Facing tight enclosures with minimal cooling, tight budgets, and sometimes even battery power, designers must be able to get accurate power estimates on their FPGA designs early in the design cycle. They must be able to refine those estimates throughout the cycle so that they can apply aggressive power-management techniques (Figure 1). And they must be able to accurately measure the power of the resulting design. As it turns out, none of these requirements is trivial.
Ideally, design teams could begin to explore the power-consumption implications of their designs from the beginning, when they are formulating the design requirements and exploring algorithms. No widely used tools are available, however, for estimating power consumption from a set of design requirements or even from an algorithm. So, when the members of a design team have the most leverage over power consumption, they are flying nearly blind. Only experience with similar applications is there to guide them. “Our engagement with power issues begins at the specification stage,” says Raj Kothandaraman, lead FPGA designer at Wipro Technologies. The company built up an internal design method with an emphasis on power management. Through that method, design teams accumulate data—vital to early power estimates—on switching activity for various kinds of structures. Such history can give the design team some qualitative idea of the implications of the design requirements and even the power costs of algorithm decisions.
Shah describes a similar dependence on experience. “You define the power budget early, considering things you can know early, such as voltage levels, input-data characteristics, and the major functional blocks in the proposed system,” he says. “Often, we will look at static power first since it is less sensitive to detailed information that we won't have early in the design. Then, as we understand more about the design, we will begin estimating dynamic power, and, finally, we will begin to estimate the impact of power-saving strategies. There are no formal tools for this estimation process. So we have to rely on data-sheet information, spreadsheets, and our own experience with FPGAs.”

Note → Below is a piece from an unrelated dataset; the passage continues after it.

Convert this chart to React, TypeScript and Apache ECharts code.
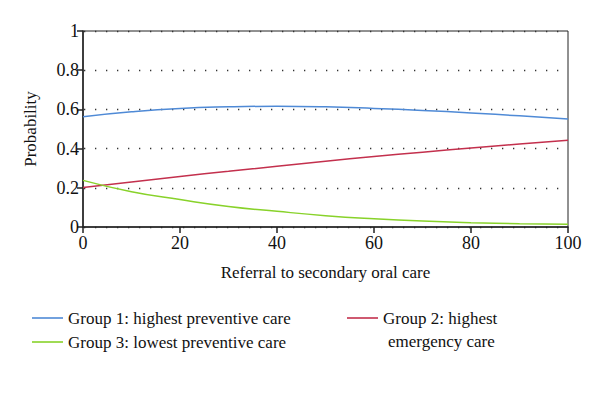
import React, { useEffect, useRef } from "react";
import * as echarts from "echarts";

const xValues = [0, 10, 20, 30, 40, 50, 60, 70, 80, 90, 100];
const group1 = [0.563, 0.588, 0.605, 0.613, 0.616, 0.613, 0.605, 0.595, 0.582, 0.567, 0.551];
const group2 = [0.202, 0.23, 0.258, 0.284, 0.31, 0.335, 0.36, 0.382, 0.403, 0.423, 0.442];
const group3 = [0.238, 0.18, 0.14, 0.105, 0.08, 0.058, 0.042, 0.03, 0.022, 0.017, 0.014];

const names = [
  "Group 1: highest preventive care",
  "Group 2: highest",
  "Group 3: lowest preventive care",
];
const colors = ["#4f8ad6", "#c3304d", "#88d22a"];

const FONT = "Liberation Serif";

export default function App() {
  const ref = useRef<HTMLDivElement>(null);
  useEffect(() => {
    const chart = echarts.init(ref.current!, undefined, { renderer: "svg" });
    const mk = (d: number[]) => xValues.map((x, i) => [x, d[i]]);
    const series = [group1, group2, group3].map((d, i) => ({
      name: names[i],
      type: "line",
      data: mk(d),
      smooth: true,
      symbol: "none",
      lineStyle: { color: colors[i], width: 1.5 },
      itemStyle: { color: colors[i] },
    }));
    const legendCommon = {
      orient: "vertical",
      top: 309,
      padding: 0,
      icon: "rect",
      itemWidth: 31,
      itemHeight: 1.6,
      itemGap: 6,
      textStyle: { fontFamily: FONT, fontSize: 17, color: "#111", lineHeight: 18 },
    };
    chart.setOption({
      animation: false,
      backgroundColor: "#fff",
      grid: {
        left: 83,
        right: 32,
        top: 31,
        height: 196,
        show: true,
        borderColor: "#222",
        borderWidth: 1,
        backgroundColor: "transparent",
      },
      xAxis: {
        type: "value",
        min: 0,
        max: 100,
        interval: 20,
        name: "Referral to secondary oral care",
        nameLocation: "middle",
        nameGap: 37,
        nameTextStyle: { fontFamily: FONT, fontSize: 17, color: "#111" },
        axisLine: { lineStyle: { color: "#222", width: 1.5 } },
        axisTick: { show: true, length: 6, lineStyle: { color: "#222", width: 1.5 } },
        axisLabel: { fontFamily: FONT, fontSize: 18, color: "#111", margin: 7 },
        splitLine: { show: false },
      },
      yAxis: {
        type: "value",
        min: 0,
        max: 1,
        interval: 0.2,
        name: "Probability",
        nameLocation: "middle",
        nameGap: 44,
        nameTextStyle: { fontFamily: FONT, fontSize: 17, color: "#111" },
        axisLine: { show: true, lineStyle: { color: "#222", width: 1.5 } },
        axisTick: { show: true, length: 6, lineStyle: { color: "#222", width: 1.5 } },
        axisLabel: { fontFamily: FONT, fontSize: 18, color: "#111", margin: 4 },
        splitLine: {
          show: true,
          lineStyle: { color: "#333", width: 1.3, type: [1.3, 9.7], dashOffset: -1 },
        },
      },
      legend: [
        { ...legendCommon, data: [names[0], names[2]], left: 32 },
        { ...legendCommon, data: [names[1]], left: 347 },
      ],
      graphic: [
        {
          type: "text",
          left: 388,
          top: 333,
          style: {
            text: "emergency care",
            fontFamily: FONT,
            fontSize: 17,
            fill: "#111",
          },
        },
      ],
      series,
    });
    return () => chart.dispose();
  }, []);
  return <div ref={ref} style={{ width: 600, height: 400, position: "absolute", left: 0, top: 0 }} />;
}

These early estimates are necessarily vague because much of the information necessary for an accurate estimate—detailed toggle-rate information, actual data flows, routing loads, and power-management features, for instance—doesn't yet exist. But it is still necessary to have a conservative estimate of the final system. Mike Morgan, principal design engineer at design shop North Pole Engineering, points out that the customer's decision to use an FPGA in the first place often results from a tight design schedule. That same pressure demands that the board design start concurrently with the FPGA design. And the board design, early on, needs estimated power. “In general, when I start a PCB [printed-circuit-board] design centered around a Xilinx device, I conservatively estimate power consumption and design or specify power supplies, distribution, and heat dissipation based on this [estimation],” he says.
Refining the estimates
As the design progresses from algorithms through definition of blocks and on to the beginnings of implementation, the design team gets more specific data about signals, toggle rates, and the structure of the blocks. At this point, still long before freezing the RTL (register-transfer-level) logic, design teams begin to use vendor-supplied power-estimation tools to improve the accuracy of their power estimates. “Tools from the FPGA vendor—typically, Excel spreadsheets—become important,” Kothandaraman says. These tools can absorb huge amounts of information about the design. For example, Ian Milton, a member of the technical staff at Altera, says that the company's Early Power Estimator allows designers to enter activity levels on registers, clock frequencies, enable-pin duty cycles, block-RAM configurations, read/write duty cycles, statistical characteristics of input signals, estimates of the number of logic elements in a block, and so on.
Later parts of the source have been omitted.